Между форточкой с густым дворовым смрадом и обильно протекающим от кухонной плиты газом.
Целый день сегодня у Ольги. Отдохнула от условий моего здешнего быта. Но зато он, при возврате в недра его, еще кажется тяжелей. За обеденным столом у Веселовских сидела истуканом – теперь это моя обычная роль в обществе. Впрочем, это редкий случай в моем обиходе – обедать среди четырех малознакомых лиц. У глухих повышается чувствительность к флюидам человеческим и зоркость к мимике, к позам. У Степана Борисовича изменился флюид за этот год – мы давно с ним не сходились за общей трапезой. Он был тогда замкнут, сух, поглощен выбором пищи и своей исторической работой, от которой отрывался ненадолго, чтобы поесть. Теперь у него приятный старческий флюид; снисходительно-ласковый (до улыбки) и внимательный к близсидящим за столом. Оля в самозабвении (не знаю даже, ела ли она сама что-нибудь) – но настороженно, приветливо и организационно-толково хозяйничала. Анеличка имела вид тринадцатилетней девочки, очень умненькой и чистой сердцем и очень красивой со своими длинными бледно-золотыми косами. Со мной рядом сидел юноша, породистый и даже красивый, но с “Острова д-ра Моро” – “ишак”. В этом уэллсовском рассказе путем разных операций и особой педологии звери превращены в людей. Глядя на моего соседа, я невольно вспомнила уэллсовскую выдумку.
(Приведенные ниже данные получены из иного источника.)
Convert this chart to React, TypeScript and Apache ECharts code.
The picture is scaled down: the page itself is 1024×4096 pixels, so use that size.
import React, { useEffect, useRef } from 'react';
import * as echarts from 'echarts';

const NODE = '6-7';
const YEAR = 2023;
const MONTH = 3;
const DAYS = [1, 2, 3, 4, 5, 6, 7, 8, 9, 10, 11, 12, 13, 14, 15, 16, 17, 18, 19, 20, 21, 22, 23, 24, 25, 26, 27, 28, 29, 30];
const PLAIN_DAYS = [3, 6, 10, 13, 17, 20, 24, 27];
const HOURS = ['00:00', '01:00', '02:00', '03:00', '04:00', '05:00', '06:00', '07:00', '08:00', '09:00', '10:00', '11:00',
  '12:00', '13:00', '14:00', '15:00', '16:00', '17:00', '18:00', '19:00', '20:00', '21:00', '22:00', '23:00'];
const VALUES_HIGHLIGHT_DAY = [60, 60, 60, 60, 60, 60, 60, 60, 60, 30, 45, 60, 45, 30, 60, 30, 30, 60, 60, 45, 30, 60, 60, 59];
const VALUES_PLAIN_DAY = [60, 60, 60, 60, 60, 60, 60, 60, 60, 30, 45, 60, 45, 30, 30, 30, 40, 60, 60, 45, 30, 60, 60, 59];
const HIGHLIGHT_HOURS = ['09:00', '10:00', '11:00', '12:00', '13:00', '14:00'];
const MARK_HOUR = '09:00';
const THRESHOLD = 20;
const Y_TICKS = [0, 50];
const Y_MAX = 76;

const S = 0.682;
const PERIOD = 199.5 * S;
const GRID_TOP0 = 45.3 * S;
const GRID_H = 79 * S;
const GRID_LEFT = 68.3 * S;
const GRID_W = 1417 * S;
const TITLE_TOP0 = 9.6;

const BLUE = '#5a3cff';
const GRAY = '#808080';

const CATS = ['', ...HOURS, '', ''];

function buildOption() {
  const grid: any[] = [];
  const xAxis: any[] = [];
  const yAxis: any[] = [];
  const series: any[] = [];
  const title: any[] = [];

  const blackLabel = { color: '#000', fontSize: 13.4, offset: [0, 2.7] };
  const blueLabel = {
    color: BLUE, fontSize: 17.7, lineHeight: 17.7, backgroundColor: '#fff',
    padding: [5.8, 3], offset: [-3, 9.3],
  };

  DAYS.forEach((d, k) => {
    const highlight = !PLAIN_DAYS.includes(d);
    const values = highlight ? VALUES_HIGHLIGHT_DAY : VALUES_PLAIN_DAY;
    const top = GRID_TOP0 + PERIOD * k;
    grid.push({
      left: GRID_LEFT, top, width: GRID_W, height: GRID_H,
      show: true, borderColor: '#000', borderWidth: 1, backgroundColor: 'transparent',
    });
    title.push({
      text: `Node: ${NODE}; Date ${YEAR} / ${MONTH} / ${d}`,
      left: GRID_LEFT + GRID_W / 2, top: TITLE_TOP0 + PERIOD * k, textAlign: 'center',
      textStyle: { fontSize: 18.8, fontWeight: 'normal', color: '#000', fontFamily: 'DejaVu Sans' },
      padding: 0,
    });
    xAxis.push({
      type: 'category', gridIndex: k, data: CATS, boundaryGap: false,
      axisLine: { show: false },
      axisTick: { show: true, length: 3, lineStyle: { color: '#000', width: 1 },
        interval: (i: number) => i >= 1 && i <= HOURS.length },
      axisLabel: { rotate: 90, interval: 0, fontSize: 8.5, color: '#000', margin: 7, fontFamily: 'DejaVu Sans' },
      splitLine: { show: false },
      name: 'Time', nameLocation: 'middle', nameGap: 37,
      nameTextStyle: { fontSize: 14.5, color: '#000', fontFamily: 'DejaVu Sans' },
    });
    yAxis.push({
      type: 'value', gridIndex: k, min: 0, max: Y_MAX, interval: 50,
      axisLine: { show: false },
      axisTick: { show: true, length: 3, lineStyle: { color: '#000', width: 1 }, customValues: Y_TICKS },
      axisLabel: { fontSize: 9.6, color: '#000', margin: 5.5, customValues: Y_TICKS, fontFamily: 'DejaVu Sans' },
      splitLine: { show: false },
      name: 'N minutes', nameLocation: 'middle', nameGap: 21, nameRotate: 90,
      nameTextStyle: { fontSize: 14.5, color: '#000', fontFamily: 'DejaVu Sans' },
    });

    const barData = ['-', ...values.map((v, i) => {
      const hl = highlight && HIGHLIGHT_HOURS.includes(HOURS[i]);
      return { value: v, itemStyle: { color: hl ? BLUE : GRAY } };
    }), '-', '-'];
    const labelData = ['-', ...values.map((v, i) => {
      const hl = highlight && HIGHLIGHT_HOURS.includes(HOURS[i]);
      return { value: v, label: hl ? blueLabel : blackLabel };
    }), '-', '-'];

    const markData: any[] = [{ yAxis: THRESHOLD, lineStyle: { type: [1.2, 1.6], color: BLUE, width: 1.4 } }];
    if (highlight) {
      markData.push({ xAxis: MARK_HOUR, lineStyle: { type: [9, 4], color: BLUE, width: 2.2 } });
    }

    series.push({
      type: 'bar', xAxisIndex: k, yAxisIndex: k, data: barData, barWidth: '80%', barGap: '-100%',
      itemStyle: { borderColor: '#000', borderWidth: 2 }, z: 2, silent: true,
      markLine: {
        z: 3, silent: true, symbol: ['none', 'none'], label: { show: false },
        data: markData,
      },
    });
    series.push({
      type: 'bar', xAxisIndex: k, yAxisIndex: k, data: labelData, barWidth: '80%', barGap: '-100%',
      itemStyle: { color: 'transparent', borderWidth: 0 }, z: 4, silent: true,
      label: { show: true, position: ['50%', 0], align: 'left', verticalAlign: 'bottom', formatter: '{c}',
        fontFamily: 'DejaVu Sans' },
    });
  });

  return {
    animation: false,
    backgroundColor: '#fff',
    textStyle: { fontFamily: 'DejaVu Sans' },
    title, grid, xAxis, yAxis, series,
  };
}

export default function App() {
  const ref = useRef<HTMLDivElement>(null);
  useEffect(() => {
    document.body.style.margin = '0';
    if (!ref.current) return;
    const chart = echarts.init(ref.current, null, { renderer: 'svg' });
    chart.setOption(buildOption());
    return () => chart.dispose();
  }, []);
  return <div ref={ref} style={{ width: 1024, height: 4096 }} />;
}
Вернулась с предночной прогулки. На углу Пушкинской кинулась ко мне деревенского вида женщина с ошалелым видом и запыхавшимся голосом прокричала:
– Бабушка! Ты не в ломбард идешь?
– Какой ломбард? 11 часов ночи!
– Так что ж, что ночь? Там, говорят, очередища такая, что не протолпишься. Горе мне – забыла, где он, ломбард-то, кверху? Книзу бежать?
Случайно я знала адрес ломбарда и указала ей. Она рысью, все с тем же обезумевшим лицом, кинулась бежать вниз по Пушкинской. С такими лицами охотились на мамонта 100 тысяч лет тому назад.
Огромную панику вызвал в спекулянтах и в колхозниках предстоящий обмен денежных знаков. Остальное население, по-видимому, спокойно, хотя бродит слух, что после 15-го “все подорожает”. Запасливые хозяйки, у которых есть какие-нибудь сбережения, энергично закупают всякую провизию. Я хотела купить к чаю 100 грамм ландрина, но в обеих кондитерских была такая толпа, как на Страстной у плащаницы. То же и в молочной – тут за сырковой массой поход, за плавленым сыром, за творогом. Мирович выстоял 1/2 кило творогу за 12 рублей 50 копеек. (Обезжиренного. Жирный – 25 рублей.)
Надоело голодать. У Тарасовых мясной стол и картофель на жиру и маргарине, что для печени отравно.
Ночь. Позвонила сегодня Ольге. И когда она подошла, я осознала, что у меня нет слов для того, чтобы сказать ей то, что хотелось, что нужно было сказать. Или нужна была бы получасовая в тиши беседа, и так, чтобы Ольга была ничем не отвлечена и хотела бы понять до конца, что я хочу сказать. Когда она в полной готовности к пониманию, никто лучше ее (в прошлом еще сестра Настя) не понимает того “заумного”, что иногда рвется у меня из недр сознания. Еще Мария Федоровна и, пожалуй, Ирис поняли бы. И я могла только сказать Ольге: “Подумай обо мне. Подумай сегодня два или три раза обо мне”. Она не удивилась и сказала “хорошо”. В дверях, оказалось, стоял генерал, и вид у него был удивленный.
Мария Федоровна уехала к племяннице[846] на Север месяца на три. Я застала ее у нашего общего друга Надежды Григорьевны за 1/4 часа до отъезда. У нее был помолодевший, дорожно-оживленный вид. Надежда Григорьевна говорит, что у нее есть предчувствие, что она уезжает навсегда, что ее путь закончится в Уржуме. Но мне Мария Федоровна сказала, прощаясь: – Постарайтесь дожить до весны, – на что я ответила: – Не обещаю.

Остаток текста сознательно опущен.